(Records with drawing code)

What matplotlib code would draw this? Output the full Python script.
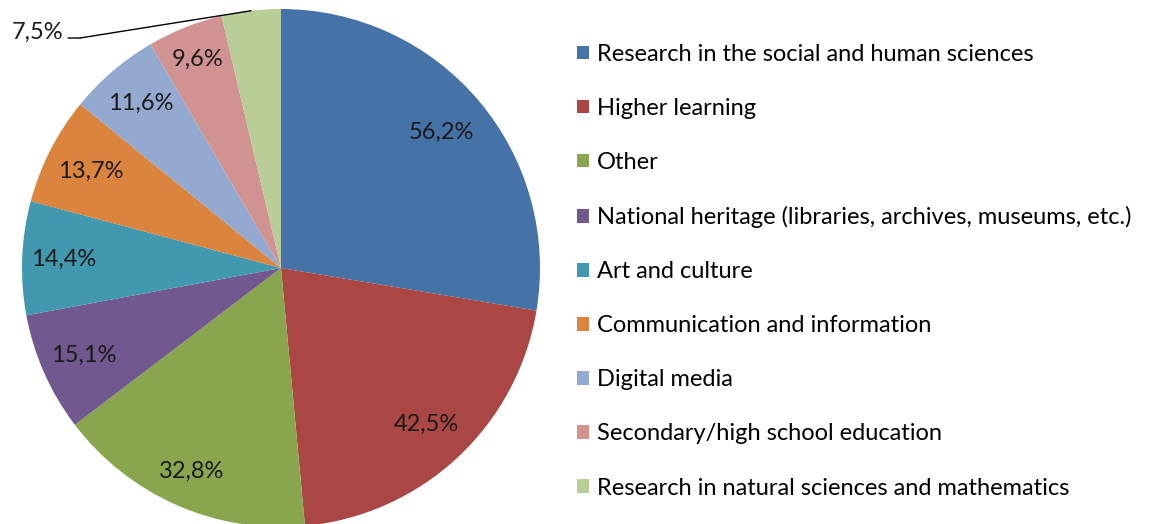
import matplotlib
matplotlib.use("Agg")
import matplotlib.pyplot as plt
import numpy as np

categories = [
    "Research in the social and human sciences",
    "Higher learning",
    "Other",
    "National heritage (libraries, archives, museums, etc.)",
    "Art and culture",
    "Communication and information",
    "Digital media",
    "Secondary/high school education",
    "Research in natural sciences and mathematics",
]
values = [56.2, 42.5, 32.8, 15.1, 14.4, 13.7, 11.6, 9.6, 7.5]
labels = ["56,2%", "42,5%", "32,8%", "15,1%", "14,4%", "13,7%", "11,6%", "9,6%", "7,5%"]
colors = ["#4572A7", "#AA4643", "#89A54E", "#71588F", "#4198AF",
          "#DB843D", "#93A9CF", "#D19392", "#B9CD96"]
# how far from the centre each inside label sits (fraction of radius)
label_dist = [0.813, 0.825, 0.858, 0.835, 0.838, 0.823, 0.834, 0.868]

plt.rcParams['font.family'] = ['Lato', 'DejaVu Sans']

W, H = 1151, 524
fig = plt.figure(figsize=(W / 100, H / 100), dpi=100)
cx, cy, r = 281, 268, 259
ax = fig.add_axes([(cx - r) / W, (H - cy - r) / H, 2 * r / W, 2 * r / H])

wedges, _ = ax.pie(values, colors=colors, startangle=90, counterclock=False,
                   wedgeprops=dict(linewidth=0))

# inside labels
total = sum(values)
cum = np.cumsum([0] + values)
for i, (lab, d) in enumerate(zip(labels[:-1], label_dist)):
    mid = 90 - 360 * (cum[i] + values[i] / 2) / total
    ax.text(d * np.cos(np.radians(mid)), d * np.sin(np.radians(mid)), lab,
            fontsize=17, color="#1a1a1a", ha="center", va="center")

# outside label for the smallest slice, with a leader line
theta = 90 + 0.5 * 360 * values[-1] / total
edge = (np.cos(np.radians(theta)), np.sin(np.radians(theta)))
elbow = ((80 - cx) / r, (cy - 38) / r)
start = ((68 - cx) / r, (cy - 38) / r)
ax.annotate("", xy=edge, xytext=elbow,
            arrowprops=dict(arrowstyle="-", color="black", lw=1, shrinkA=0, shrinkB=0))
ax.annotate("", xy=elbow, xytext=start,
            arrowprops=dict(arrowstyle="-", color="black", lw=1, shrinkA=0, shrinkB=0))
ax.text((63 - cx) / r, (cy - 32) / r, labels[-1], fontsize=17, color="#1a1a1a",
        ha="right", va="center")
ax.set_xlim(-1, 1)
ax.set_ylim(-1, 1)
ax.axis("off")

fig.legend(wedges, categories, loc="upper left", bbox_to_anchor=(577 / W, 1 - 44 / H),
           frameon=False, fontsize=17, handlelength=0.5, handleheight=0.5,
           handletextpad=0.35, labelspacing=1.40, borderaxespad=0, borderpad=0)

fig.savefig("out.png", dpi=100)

* * *

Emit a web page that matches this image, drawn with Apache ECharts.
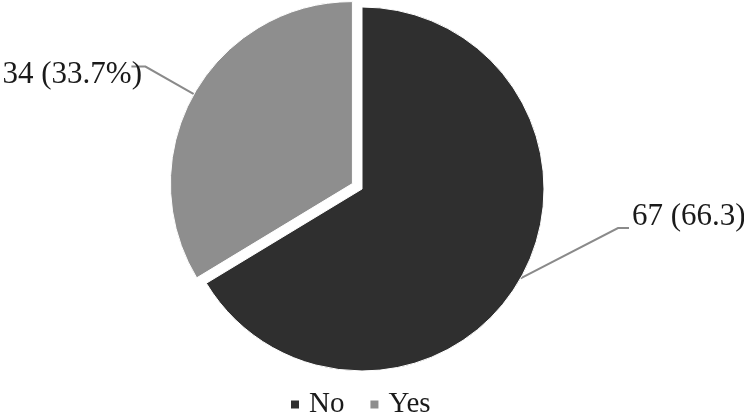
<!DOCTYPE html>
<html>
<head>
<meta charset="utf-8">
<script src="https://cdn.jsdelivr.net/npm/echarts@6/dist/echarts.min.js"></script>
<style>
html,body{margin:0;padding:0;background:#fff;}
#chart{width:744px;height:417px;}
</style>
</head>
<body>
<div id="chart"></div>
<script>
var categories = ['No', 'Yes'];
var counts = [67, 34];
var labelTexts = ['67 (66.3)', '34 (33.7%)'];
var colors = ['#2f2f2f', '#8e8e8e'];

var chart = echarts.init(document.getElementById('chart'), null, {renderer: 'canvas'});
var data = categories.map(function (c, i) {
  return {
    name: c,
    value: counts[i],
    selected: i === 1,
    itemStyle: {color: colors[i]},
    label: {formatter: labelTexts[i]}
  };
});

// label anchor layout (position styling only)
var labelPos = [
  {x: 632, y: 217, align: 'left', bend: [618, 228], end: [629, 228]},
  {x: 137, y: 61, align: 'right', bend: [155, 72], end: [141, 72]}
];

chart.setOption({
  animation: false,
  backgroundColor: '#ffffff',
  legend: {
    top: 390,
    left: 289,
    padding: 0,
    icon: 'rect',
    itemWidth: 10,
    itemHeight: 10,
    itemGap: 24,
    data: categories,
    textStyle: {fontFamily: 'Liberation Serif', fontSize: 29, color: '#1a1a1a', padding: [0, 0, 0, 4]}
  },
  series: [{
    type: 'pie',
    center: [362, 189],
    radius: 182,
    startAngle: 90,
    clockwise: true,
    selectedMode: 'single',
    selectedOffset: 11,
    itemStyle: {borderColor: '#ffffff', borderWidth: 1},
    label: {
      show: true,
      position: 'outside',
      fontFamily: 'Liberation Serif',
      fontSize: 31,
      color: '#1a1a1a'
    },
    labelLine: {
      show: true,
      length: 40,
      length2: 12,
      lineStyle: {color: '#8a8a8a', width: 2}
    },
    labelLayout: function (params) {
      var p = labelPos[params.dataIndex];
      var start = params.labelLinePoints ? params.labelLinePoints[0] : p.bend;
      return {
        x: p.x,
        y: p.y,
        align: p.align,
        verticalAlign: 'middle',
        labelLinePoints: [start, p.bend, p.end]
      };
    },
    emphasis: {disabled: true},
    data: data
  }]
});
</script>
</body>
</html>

● WHAT THE EXERCISE ASKS
Lines from the one with "What matplotlib code" through the one with "import numpy as np" are the only ones to quote. Quote them exactly and leave out pictures.

● EXPECTED ANSWER
What matplotlib code would draw this? Output the full Python script.
import matplotlib
matplotlib.use("Agg")
import matplotlib.pyplot as plt
import numpy as np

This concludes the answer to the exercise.